DATA PROVIDED:
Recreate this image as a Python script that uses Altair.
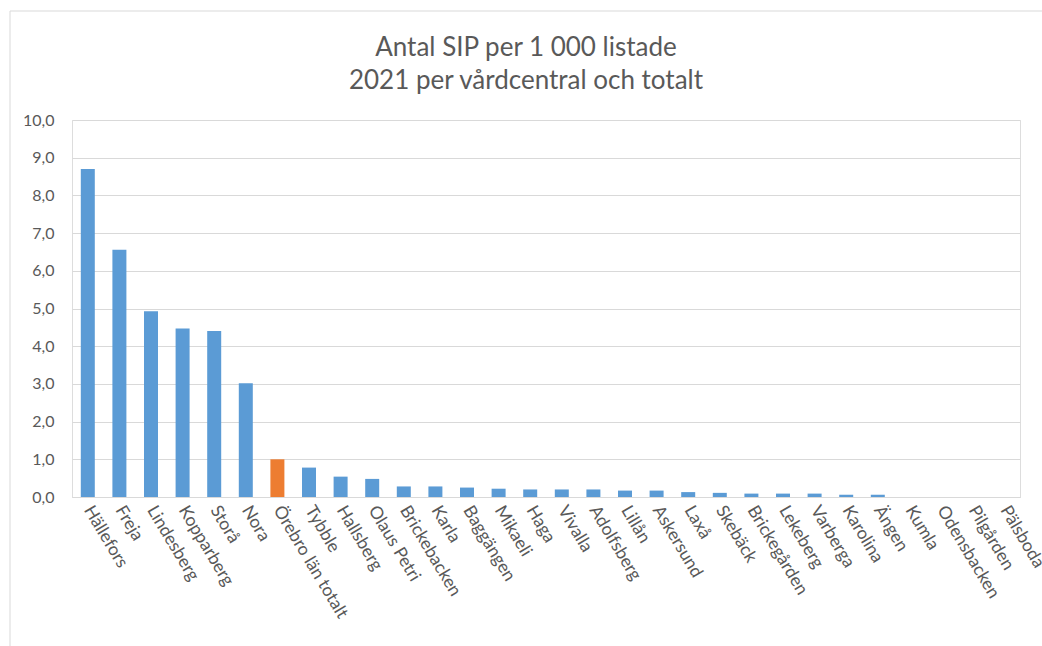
import altair as alt
import pandas as pd

# Care centres, sorted by rate, with the county total highlighted
centres = [
    "Hällefors", "Freja", "Lindesberg", "Kopparberg", "Storå", "Nora",
    "Örebro län totalt", "Tybble", "Hallsberg", "Olaus Petri", "Brickebacken",
    "Karla", "Baggängen", "Mikaeli", "Haga", "Vivalla", "Adolfsberg", "Lillån",
    "Askersund", "Laxå", "Skebäck", "Brickegården", "Lekeberg", "Varberga",
    "Karolina", "Ängen", "Kumla", "Odensbacken", "Pilgården", "Pälsboda",
]
sip_per_1000 = [
    8.70, 6.56, 4.93, 4.47, 4.40, 3.02,
    1.00, 0.78, 0.54, 0.48, 0.28,
    0.28, 0.25, 0.22, 0.20, 0.20, 0.20, 0.17,
    0.17, 0.13, 0.11, 0.09, 0.09, 0.09,
    0.06, 0.06, 0.0, 0.0, 0.0, 0.0,
]
total_label = "Örebro län totalt"
title_lines = ["Antal SIP per 1 000 listade", "2021 per vårdcentral och totalt"]

df = pd.DataFrame({"centre": centres, "value": sip_per_1000})
df["kind"] = ["total" if c == total_label else "centre" for c in centres]

TEXT = "#595959"
FONT = "Lato"
one_row = alt.Data(values=[{}])

bars = alt.Chart(df).mark_bar(width=14).encode(
    x=alt.X(
        "centre:N",
        sort=centres,
        title=None,
        axis=alt.Axis(
            labelAngle=59,
            labelAlign="left",
            labelBaseline="middle",
            labelPadding=10,
            ticks=False,
            domainColor="#D9D9D9",
            domainWidth=1,
            labelFontSize=17.5,
            labelColor=TEXT,
            labelFont=FONT,
        ),
    ),
    y=alt.Y(
        "value:Q",
        title=None,
        scale=alt.Scale(domain=[0, 10], nice=False),
        axis=alt.Axis(
            values=list(range(0, 11)),
            labelExpr="replace(format(datum.value, '.1f'), '.', ',')",
            ticks=False,
            domain=False,
            gridColor="#D9D9D9",
            gridWidth=1,
            labelPadding=18,
            labelFontSize=16,
            labelColor=TEXT,
            labelFont=FONT,
        ),
    ),
    color=alt.Color(
        "kind:N",
        scale=alt.Scale(domain=["centre", "total"], range=["#5B9BD5", "#ED7D31"]),
        legend=None,
    ),
)

# Light frame around the whole chart area
frame = alt.Chart(one_row).mark_rect(
    fill="transparent", stroke="#D9D9D9", strokeWidth=1
).encode(
    x=alt.value(-62), x2=alt.value(1000),
    y=alt.value(-109), y2=alt.value(540),
)

# Two-line chart heading
heading_1 = alt.Chart(one_row).mark_text(
    fontSize=26, font=FONT, color=TEXT, align="center", baseline="alphabetic"
).encode(x=alt.value(454), y=alt.value(-64), text=alt.value(title_lines[0]))
heading_2 = alt.Chart(one_row).mark_text(
    fontSize=26, font=FONT, color=TEXT, align="center", baseline="alphabetic"
).encode(x=alt.value(454), y=alt.value(-31), text=alt.value(title_lines[1]))

chart = alt.layer(frame, bars, heading_1, heading_2).properties(
    width=948,
    height=377,
    autosize=alt.AutoSizeParams(type="none"),
    padding={"left": 72, "top": 120, "right": 22, "bottom": 149},
).configure_view(stroke=None, clip=False).configure(background="white")

chart.save("out.html", embed_options={"renderer": "svg", "actions": False})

OBJECTIVE: Retype everything in the material word for word, minus pictures.

EXERCISE RESPONSE:
Recreate this image as a Python script that uses Altair.
import altair as alt
import pandas as pd

# Care centres, sorted by rate, with the county total highlighted
centres = [
    "Hällefors", "Freja", "Lindesberg", "Kopparberg", "Storå", "Nora",
    "Örebro län totalt", "Tybble", "Hallsberg", "Olaus Petri", "Brickebacken",
    "Karla", "Baggängen", "Mikaeli", "Haga", "Vivalla", "Adolfsberg", "Lillån",
    "Askersund", "Laxå", "Skebäck", "Brickegården", "Lekeberg", "Varberga",
    "Karolina", "Ängen", "Kumla", "Odensbacken", "Pilgården", "Pälsboda",
]
sip_per_1000 = [
    8.70, 6.56, 4.93, 4.47, 4.40, 3.02,
    1.00, 0.78, 0.54, 0.48, 0.28,
    0.28, 0.25, 0.22, 0.20, 0.20, 0.20, 0.17,
    0.17, 0.13, 0.11, 0.09, 0.09, 0.09,
    0.06, 0.06, 0.0, 0.0, 0.0, 0.0,
]
total_label = "Örebro län totalt"
title_lines = ["Antal SIP per 1 000 listade", "2021 per vårdcentral och totalt"]

df = pd.DataFrame({"centre": centres, "value": sip_per_1000})
df["kind"] = ["total" if c == total_label else "centre" for c in centres]

TEXT = "#595959"
FONT = "Lato"
one_row = alt.Data(values=[{}])

bars = alt.Chart(df).mark_bar(width=14).encode(
    x=alt.X(
        "centre:N",
        sort=centres,
        title=None,
        axis=alt.Axis(
            labelAngle=59,
            labelAlign="left",
            labelBaseline="middle",
            labelPadding=10,
            ticks=False,
            domainColor="#D9D9D9",
            domainWidth=1,
            labelFontSize=17.5,
            labelColor=TEXT,
            labelFont=FONT,
        ),
    ),
    y=alt.Y(
        "value:Q",
        title=None,
        scale=alt.Scale(domain=[0, 10], nice=False),
        axis=alt.Axis(
            values=list(range(0, 11)),
            labelExpr="replace(format(datum.value, '.1f'), '.', ',')",
            ticks=False,
            domain=False,
            gridColor="#D9D9D9",
            gridWidth=1,
            labelPadding=18,
            labelFontSize=16,
            labelColor=TEXT,
            labelFont=FONT,
        ),
    ),
    color=alt.Color(
        "kind:N",
        scale=alt.Scale(domain=["centre", "total"], range=["#5B9BD5", "#ED7D31"]),
        legend=None,
    ),
)

# Light frame around the whole chart area
frame = alt.Chart(one_row).mark_rect(
    fill="transparent", stroke="#D9D9D9", strokeWidth=1
).encode(
    x=alt.value(-62), x2=alt.value(1000),
    y=alt.value(-109), y2=alt.value(540),
)

# Two-line chart heading
heading_1 = alt.Chart(one_row).mark_text(
    fontSize=26, font=FONT, color=TEXT, align="center", baseline="alphabetic"
).encode(x=alt.value(454), y=alt.value(-64), text=alt.value(title_lines[0]))
heading_2 = alt.Chart(one_row).mark_text(
    fontSize=26, font=FONT, color=TEXT, align="center", baseline="alphabetic"
).encode(x=alt.value(454), y=alt.value(-31), text=alt.value(title_lines[1]))

chart = alt.layer(frame, bars, heading_1, heading_2).properties(
    width=948,
    height=377,
    autosize=alt.AutoSizeParams(type="none"),
    padding={"left": 72, "top": 120, "right": 22, "bottom": 149},
).configure_view(stroke=None, clip=False).configure(background="white")

chart.save("out.html", embed_options={"renderer": "svg", "actions": False})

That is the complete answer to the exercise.